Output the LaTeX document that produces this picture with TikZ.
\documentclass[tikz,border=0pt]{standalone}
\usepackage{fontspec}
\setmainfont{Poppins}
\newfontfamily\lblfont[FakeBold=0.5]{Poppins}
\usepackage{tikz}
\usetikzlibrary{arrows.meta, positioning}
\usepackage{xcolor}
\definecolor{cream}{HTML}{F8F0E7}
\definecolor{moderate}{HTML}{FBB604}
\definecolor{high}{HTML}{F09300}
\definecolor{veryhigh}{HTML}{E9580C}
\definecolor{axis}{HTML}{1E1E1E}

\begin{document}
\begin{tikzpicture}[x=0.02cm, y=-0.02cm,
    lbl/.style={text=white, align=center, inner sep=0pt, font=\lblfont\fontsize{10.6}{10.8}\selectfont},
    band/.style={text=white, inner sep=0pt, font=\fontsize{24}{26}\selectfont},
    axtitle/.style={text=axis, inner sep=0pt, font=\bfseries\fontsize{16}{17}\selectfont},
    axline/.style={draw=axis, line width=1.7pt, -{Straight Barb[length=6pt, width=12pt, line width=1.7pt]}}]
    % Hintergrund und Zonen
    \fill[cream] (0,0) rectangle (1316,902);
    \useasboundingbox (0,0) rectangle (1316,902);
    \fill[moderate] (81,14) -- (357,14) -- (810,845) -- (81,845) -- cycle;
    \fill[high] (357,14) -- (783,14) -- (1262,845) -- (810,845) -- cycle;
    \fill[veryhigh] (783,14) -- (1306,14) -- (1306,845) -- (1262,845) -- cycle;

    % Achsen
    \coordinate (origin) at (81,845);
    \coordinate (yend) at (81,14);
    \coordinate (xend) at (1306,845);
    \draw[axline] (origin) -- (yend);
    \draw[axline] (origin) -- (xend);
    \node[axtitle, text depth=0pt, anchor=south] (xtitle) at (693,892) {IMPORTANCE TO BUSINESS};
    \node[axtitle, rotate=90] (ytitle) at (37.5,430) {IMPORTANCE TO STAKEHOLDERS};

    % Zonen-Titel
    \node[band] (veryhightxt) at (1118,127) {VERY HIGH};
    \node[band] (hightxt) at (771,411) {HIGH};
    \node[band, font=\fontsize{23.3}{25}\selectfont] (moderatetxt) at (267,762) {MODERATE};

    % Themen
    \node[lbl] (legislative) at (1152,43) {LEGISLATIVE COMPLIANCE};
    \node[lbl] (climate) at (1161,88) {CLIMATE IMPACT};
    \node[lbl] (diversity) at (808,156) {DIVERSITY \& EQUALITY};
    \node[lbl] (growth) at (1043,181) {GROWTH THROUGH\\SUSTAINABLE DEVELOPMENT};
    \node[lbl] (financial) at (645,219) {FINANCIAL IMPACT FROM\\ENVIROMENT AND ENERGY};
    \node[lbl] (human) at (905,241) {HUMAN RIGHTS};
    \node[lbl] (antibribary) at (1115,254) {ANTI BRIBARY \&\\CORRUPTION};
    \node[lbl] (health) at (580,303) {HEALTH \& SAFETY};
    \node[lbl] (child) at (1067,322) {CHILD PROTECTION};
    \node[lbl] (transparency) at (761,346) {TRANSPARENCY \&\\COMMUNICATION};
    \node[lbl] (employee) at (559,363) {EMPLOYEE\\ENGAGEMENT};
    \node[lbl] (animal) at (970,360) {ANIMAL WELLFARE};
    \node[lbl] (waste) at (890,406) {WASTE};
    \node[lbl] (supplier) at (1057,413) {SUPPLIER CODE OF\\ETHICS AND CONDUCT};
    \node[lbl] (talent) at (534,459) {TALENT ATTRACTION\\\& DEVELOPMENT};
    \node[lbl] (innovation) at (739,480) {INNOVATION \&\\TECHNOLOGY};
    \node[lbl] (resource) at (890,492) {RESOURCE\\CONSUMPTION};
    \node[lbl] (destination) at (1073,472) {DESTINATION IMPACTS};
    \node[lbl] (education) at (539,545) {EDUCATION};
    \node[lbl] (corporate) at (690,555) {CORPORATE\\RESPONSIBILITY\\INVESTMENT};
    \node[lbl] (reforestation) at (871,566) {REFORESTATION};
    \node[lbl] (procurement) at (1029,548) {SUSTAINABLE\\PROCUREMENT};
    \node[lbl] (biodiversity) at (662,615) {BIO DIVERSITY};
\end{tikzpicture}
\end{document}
...
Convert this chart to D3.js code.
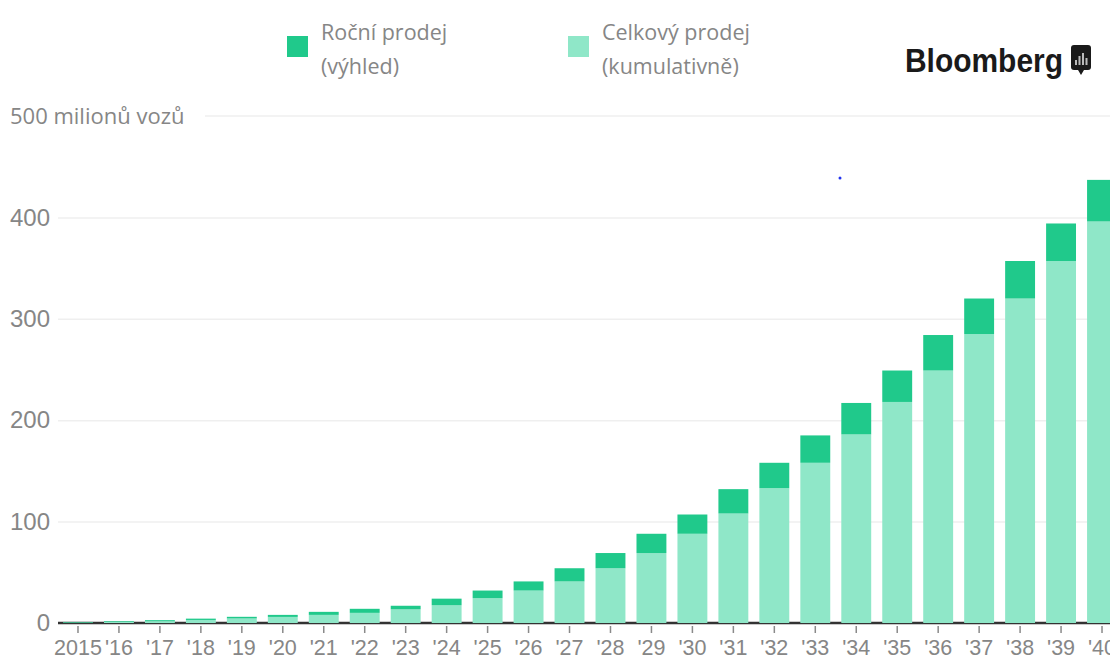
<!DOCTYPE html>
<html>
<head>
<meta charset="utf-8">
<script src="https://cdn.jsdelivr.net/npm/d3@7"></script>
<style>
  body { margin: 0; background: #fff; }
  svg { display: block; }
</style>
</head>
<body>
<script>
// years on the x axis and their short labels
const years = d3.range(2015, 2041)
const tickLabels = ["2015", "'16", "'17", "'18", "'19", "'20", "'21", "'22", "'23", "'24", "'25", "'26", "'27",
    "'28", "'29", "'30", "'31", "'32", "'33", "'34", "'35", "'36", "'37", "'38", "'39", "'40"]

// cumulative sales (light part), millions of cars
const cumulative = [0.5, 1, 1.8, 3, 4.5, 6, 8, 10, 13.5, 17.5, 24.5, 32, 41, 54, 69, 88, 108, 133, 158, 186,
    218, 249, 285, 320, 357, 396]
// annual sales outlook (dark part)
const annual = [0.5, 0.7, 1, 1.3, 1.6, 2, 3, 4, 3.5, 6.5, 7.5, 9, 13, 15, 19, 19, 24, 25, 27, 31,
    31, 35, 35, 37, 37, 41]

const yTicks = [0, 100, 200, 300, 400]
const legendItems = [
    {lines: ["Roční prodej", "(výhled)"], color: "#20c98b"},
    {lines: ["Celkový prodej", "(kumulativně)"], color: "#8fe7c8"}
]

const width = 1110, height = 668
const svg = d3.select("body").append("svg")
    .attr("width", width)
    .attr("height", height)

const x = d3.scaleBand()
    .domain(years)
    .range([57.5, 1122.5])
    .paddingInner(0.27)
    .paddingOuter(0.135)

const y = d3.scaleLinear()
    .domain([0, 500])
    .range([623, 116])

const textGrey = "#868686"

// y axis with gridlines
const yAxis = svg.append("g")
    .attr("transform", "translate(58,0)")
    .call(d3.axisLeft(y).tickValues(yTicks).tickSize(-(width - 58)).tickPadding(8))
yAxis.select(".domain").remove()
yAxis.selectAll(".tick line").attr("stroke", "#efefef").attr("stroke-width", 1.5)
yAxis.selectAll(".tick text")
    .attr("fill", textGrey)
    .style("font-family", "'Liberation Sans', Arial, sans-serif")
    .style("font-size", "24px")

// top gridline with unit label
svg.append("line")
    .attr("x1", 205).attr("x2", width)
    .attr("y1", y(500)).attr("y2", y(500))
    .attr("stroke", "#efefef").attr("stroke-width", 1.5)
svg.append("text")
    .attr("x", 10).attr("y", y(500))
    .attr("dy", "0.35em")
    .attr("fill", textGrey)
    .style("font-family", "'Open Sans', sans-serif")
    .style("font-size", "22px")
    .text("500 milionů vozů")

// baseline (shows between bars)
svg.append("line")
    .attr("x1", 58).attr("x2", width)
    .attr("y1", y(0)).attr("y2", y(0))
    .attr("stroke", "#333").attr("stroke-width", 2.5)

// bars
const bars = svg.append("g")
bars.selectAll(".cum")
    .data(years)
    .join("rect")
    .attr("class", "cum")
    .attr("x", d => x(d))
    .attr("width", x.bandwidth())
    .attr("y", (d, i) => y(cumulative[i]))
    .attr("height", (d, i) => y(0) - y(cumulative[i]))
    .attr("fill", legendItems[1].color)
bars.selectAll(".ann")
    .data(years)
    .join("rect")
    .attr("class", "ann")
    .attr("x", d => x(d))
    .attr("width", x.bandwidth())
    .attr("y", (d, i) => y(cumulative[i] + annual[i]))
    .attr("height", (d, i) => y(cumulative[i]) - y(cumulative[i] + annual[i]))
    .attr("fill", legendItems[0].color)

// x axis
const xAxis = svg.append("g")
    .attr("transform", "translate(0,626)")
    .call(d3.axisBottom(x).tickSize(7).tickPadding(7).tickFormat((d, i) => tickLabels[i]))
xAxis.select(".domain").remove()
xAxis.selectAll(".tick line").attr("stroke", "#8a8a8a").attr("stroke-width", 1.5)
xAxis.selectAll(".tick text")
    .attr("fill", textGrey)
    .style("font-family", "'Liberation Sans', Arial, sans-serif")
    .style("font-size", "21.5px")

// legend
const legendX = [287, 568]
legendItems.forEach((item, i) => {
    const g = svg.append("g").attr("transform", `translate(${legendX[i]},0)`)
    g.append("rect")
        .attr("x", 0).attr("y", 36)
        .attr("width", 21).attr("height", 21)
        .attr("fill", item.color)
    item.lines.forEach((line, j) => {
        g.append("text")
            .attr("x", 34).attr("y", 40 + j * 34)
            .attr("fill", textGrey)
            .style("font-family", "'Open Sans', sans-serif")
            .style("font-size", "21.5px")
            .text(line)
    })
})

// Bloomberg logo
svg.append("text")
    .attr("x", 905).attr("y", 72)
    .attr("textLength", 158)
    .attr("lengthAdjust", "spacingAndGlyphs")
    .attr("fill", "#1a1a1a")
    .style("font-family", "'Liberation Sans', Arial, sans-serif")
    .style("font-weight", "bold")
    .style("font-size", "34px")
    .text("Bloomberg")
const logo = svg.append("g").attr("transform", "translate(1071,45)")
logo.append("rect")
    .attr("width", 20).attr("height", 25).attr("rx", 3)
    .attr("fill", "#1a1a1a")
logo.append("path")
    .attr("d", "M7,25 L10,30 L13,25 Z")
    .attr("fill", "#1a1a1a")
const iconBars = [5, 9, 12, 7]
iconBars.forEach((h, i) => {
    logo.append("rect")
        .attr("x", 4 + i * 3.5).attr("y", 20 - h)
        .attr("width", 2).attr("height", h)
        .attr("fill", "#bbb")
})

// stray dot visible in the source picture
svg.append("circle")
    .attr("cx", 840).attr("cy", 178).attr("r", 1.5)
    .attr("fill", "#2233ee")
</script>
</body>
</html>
==
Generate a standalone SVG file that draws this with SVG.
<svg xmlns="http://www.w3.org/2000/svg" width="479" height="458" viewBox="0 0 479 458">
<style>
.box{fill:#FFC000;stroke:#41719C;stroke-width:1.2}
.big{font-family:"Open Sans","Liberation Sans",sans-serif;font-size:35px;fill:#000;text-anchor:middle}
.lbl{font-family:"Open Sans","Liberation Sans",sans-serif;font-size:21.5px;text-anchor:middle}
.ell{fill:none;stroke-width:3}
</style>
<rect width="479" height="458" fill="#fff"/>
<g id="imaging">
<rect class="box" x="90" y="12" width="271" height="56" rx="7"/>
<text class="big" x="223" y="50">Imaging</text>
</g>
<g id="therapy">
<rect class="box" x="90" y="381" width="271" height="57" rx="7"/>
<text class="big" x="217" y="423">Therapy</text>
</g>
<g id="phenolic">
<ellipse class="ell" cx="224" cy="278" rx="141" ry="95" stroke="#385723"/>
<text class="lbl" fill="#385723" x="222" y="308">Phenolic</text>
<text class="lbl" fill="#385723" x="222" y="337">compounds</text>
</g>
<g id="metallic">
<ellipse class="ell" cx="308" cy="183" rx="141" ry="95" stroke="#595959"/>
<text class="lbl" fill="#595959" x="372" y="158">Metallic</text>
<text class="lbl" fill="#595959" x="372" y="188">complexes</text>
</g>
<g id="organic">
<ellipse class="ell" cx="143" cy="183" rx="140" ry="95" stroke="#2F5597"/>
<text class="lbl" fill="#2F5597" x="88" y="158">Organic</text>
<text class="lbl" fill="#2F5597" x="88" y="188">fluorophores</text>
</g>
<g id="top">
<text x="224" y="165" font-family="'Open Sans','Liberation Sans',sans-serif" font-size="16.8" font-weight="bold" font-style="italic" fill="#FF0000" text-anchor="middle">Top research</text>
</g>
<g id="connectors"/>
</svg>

Requirement: Go through the material and copy out every line with "that" in it.

Exercise solution:
Output the LaTeX document that produces this picture with TikZ.
Generate a standalone SVG file that draws this with SVG.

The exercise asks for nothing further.